There would have been nothing in the contract about a right to a testimonial year, otherwise HMRC would have been knocking on the door claiming that, as a contractual right, it was not tax free. This is the first major area where HMRC will focus.

Not only do their manuals tell the Inspectors to ascertain the details of the contract of employment but they also state that there may be an oral agreement that a particular club will grant a testimonial after a specific period of service. Clubs, players and agents should be very careful when agreeing that a particular player will be granted a testimonial. Some of the direct tax cases on this area are quite old but many of the principles are valid.

One such case concerned an automatic arrangement whereby a football player received his testimonial after five years and the second after ten.

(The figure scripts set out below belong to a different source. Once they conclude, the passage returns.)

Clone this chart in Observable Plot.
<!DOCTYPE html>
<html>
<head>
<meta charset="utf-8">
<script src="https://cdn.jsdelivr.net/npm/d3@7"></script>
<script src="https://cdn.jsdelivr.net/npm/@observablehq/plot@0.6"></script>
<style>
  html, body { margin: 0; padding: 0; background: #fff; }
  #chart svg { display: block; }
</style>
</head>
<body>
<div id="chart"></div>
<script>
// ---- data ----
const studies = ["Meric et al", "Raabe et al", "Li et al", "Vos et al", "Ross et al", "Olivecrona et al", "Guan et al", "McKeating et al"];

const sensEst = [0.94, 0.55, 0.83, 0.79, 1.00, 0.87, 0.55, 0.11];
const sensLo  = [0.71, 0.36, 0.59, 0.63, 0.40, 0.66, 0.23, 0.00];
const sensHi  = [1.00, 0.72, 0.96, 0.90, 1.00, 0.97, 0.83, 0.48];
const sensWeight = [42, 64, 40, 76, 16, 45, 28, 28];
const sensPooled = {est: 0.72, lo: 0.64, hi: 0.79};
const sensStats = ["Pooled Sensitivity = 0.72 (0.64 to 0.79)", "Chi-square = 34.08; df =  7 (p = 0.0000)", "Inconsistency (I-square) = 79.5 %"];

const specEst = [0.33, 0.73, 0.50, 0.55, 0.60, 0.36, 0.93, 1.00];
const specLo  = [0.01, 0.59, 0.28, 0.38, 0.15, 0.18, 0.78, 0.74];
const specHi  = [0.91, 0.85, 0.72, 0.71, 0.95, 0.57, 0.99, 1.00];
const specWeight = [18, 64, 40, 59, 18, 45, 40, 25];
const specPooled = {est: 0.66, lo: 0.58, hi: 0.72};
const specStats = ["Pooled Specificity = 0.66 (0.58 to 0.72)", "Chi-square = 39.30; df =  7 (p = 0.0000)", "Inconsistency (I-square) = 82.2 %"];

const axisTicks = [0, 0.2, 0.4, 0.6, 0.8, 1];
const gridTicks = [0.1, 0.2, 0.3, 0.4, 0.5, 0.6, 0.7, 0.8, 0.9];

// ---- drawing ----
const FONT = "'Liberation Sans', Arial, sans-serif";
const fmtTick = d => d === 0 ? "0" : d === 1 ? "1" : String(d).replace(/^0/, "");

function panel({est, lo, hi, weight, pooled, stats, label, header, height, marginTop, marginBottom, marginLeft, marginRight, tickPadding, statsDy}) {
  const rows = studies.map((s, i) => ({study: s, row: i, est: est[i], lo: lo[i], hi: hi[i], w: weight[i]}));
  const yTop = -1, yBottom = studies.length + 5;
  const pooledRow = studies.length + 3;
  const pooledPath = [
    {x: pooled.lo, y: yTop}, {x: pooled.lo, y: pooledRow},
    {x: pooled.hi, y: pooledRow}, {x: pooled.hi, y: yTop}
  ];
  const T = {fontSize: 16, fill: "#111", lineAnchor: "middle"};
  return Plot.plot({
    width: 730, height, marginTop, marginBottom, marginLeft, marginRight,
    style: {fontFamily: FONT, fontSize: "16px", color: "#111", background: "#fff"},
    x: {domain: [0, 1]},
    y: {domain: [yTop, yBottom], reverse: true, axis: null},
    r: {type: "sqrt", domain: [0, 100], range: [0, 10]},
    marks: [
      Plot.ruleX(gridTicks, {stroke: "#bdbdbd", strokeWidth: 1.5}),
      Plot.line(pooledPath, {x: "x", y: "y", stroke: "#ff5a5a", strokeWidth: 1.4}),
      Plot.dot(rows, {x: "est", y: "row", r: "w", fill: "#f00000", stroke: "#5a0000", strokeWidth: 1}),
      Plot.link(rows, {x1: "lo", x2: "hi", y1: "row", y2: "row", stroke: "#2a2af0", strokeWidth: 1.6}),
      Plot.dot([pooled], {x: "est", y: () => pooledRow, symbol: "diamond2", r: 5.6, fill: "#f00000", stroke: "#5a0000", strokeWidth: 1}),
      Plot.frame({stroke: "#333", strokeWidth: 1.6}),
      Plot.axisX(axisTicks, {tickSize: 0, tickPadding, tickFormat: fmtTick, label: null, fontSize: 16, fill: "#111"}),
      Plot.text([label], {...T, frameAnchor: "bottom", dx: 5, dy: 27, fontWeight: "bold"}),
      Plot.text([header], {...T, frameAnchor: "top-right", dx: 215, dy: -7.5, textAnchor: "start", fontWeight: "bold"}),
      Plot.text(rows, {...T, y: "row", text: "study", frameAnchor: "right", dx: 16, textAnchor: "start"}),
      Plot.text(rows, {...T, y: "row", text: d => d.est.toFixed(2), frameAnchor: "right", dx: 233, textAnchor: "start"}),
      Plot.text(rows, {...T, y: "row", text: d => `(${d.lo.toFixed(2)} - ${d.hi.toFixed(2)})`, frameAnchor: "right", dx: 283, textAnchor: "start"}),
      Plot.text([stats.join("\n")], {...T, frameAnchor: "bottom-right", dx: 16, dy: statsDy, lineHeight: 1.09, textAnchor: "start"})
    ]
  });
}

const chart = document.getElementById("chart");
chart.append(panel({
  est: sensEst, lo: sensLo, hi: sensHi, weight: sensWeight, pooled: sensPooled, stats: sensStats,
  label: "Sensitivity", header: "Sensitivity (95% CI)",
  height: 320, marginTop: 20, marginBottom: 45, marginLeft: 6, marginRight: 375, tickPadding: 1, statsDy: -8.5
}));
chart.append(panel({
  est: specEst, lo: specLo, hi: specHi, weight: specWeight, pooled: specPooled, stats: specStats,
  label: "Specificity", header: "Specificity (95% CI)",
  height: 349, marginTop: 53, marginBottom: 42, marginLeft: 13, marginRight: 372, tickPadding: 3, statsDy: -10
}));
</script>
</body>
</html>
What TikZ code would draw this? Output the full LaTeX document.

This was held to part of his remuneration and therefore subject to income tax.

Another case involved a cricketer and his right to receive monies collected at matches where 50 runs were scored, as well as other achievements. These were also held to be received by virtue of his employment, and thus taxable.

It can therefore be seen that both contractual rights and funds received from the club, or at its behest, will be a problem and should be avoided.

On the positive side, the Inland Revenue has said that it looks at the circumstance of each case very carefully. If it is factually correct that benefit monies were not earned as part of a contract of employment then no tax is due.

However, recently, HMRC and the press have identified a potential area for attack; namely whether or not the testimonial committee is itself trading or in business. The comments have had three strands.

Firstly, HMRC has formed the opinion that committees organising and staging events during the testimonial year may be 'trading'. If they are trading then the committee members could be liable for any corporation tax due on any profits.

Secondly, the committee could be deemed to be in business. This gives rise to a liability to register and charge VAT on events such as testimonial match admission and dinners, where this income exceeds the VAT registration threshold, although it will facilitate the recovery of related VAT on expenditure.

In the past, different organising committees have utilised different structures. However, there was a case, albeit not recently, in which an organising committee was considered to be in business for VAT purposes and therefore would have to be VAT registered. I believe it would be difficult to argue against VAT registration, where the organising committee has admission income above the VAT threshold.

The third area of focus concerns the past - namely six years for tax and three years for VAT. This will need to be dealt with on a case by case basis.

Over the last few years, the need for a benefit year at the top end of football has abated somewhat. This is partly because footballers have become used to substantial salaries and partly because the likes of Sir Trevor Brooking have put pressure on the football world to restrict them to the really needy and deserving cases such as career ending injuries. However, in most cases cricketers and rugby players earn far less and would not welcome an unexpected tax assessment.

Some years ago, what is now HMRC, issued a brief to the charity sector dealing with both direct tax and VAT. It would be very useful if HMRC could put together something similar for testimonials for sports players. In the meantime, any testimonial committees should make certain that they have appropriate tax and finance advice on the committee, especially as the rules of practice that have operated for many years by HMRC may change.

The most problematic issue concerns whether the organising committee is subject to corporation tax and on what particular profits. It may be that this issue is not resolved until a test case is decided. However, from April 2008, it is possible to obtain clearance from HMRC - so at least you can avoid taking a leap in the dark.